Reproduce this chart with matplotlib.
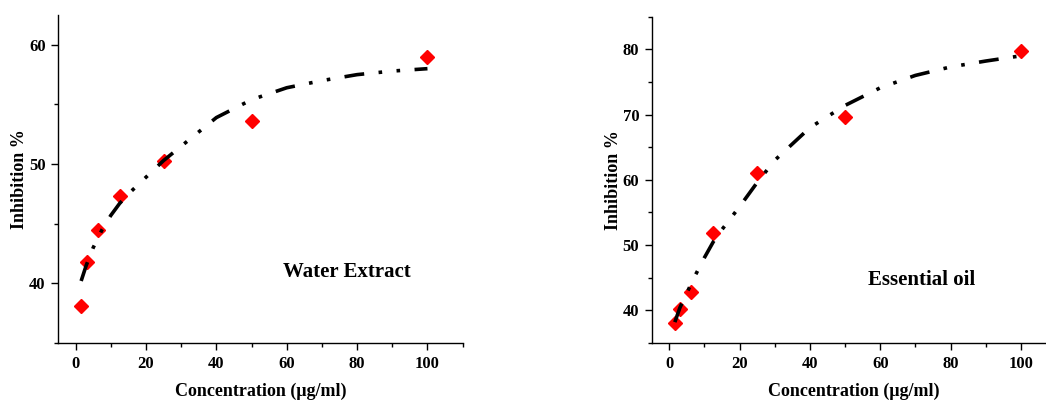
import numpy as np
import matplotlib
matplotlib.use("Agg")
import matplotlib.pyplot as plt
from matplotlib.ticker import MultipleLocator

plt.rcParams['font.family'] = ['Liberation Serif', 'DejaVu Serif']
plt.rcParams['font.weight'] = 'bold'

# concentrations (ug/ml)
conc = [1.5625, 3.125, 6.25, 12.5, 25, 50, 100]

# measured inhibition %
water = [38.1, 41.8, 44.5, 47.3, 50.3, 53.6, 59.0]
oil = [38.1, 40.2, 42.8, 51.8, 61.0, 69.6, 79.7]

# fitted curves
fit_x = [1.5625, 3, 5, 7.5, 10, 12.5, 15, 20, 25, 30, 40, 50, 60, 70, 80, 90, 100]
water_fit = [40.2, 41.5, 43.0, 44.5, 45.7, 46.7, 47.5, 48.9, 50.3, 51.5, 53.9, 55.4, 56.4, 57.0, 57.5, 57.8, 58.0]
oil_fit = [38.2, 40.4, 42.7, 45.5, 48.1, 50.5, 52.4, 55.9, 59.6, 63.0, 68.0, 71.4, 74.1, 76.0, 77.3, 78.2, 79.0]

labels = ['Water Extract', 'Essential oil']

fig = plt.figure(figsize=(10.46, 4.01), dpi=100)
ax1 = fig.add_axes([0.0555, 0.1446, 0.3868, 0.818])
ax2 = fig.add_axes([0.6231, 0.1446, 0.3864, 0.8138])

dash = (0, (5.5, 4, 1, 4, 1, 4))

def panel(ax, y, fit, ylim, ymaj, label, lx, ly):
    ax.plot(conc, y, 'D', color='#ff0000', ms=6.8, zorder=2, clip_on=False)
    ax.plot(fit_x, fit, color='black', lw=2.6, linestyle=dash, zorder=3)
    ax.set_xlim(-5, 110)
    ax.set_ylim(*ylim)
    ax.xaxis.set_major_locator(MultipleLocator(20))
    ax.xaxis.set_minor_locator(MultipleLocator(10))
    ax.yaxis.set_major_locator(MultipleLocator(ymaj))
    ax.yaxis.set_minor_locator(MultipleLocator(ymaj / 2))
    ax.spines['top'].set_visible(False)
    ax.spines['right'].set_visible(False)
    for s in ('left', 'bottom'):
        ax.spines[s].set_linewidth(1.0)
    ax.tick_params(which='major', direction='out', length=5, width=1, labelsize=12, pad=4)
    ax.tick_params(which='minor', direction='out', length=3, width=1)
    for t in ax.get_xticklabels() + ax.get_yticklabels():
        t.set_fontweight('bold')
    ax.set_xlabel('Concentration (μg/ml)', fontsize=13, fontweight='bold', labelpad=8)
    ax.set_ylabel('Inhibition %', fontsize=13, fontweight='bold', labelpad=0.5)
    ax.text(lx, ly, label, fontsize=15, fontweight='bold', va='center', ha='left')

panel(ax1, water, water_fit, (35, 62.5), 10, labels[0], 59, 40.95)
panel(ax2, oil, oil_fit, (35, 85), 10, labels[1], 56.5, 44.7)

fig.savefig('out.png', dpi=100)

########################################

Work to complete: Pictures excluded, repeat exactly the lines from the top of the material through the line with "dash = (0, (5.5, 4, 1, 4, 1, 4))", including both of those lines.

Response to the task:
Reproduce this chart with matplotlib.
import numpy as np
import matplotlib
matplotlib.use("Agg")
import matplotlib.pyplot as plt
from matplotlib.ticker import MultipleLocator

plt.rcParams['font.family'] = ['Liberation Serif', 'DejaVu Serif']
plt.rcParams['font.weight'] = 'bold'

# concentrations (ug/ml)
conc = [1.5625, 3.125, 6.25, 12.5, 25, 50, 100]

# measured inhibition %
water = [38.1, 41.8, 44.5, 47.3, 50.3, 53.6, 59.0]
oil = [38.1, 40.2, 42.8, 51.8, 61.0, 69.6, 79.7]

# fitted curves
fit_x = [1.5625, 3, 5, 7.5, 10, 12.5, 15, 20, 25, 30, 40, 50, 60, 70, 80, 90, 100]
water_fit = [40.2, 41.5, 43.0, 44.5, 45.7, 46.7, 47.5, 48.9, 50.3, 51.5, 53.9, 55.4, 56.4, 57.0, 57.5, 57.8, 58.0]
oil_fit = [38.2, 40.4, 42.7, 45.5, 48.1, 50.5, 52.4, 55.9, 59.6, 63.0, 68.0, 71.4, 74.1, 76.0, 77.3, 78.2, 79.0]

labels = ['Water Extract', 'Essential oil']

fig = plt.figure(figsize=(10.46, 4.01), dpi=100)
ax1 = fig.add_axes([0.0555, 0.1446, 0.3868, 0.818])
ax2 = fig.add_axes([0.6231, 0.1446, 0.3864, 0.8138])

dash = (0, (5.5, 4, 1, 4, 1, 4))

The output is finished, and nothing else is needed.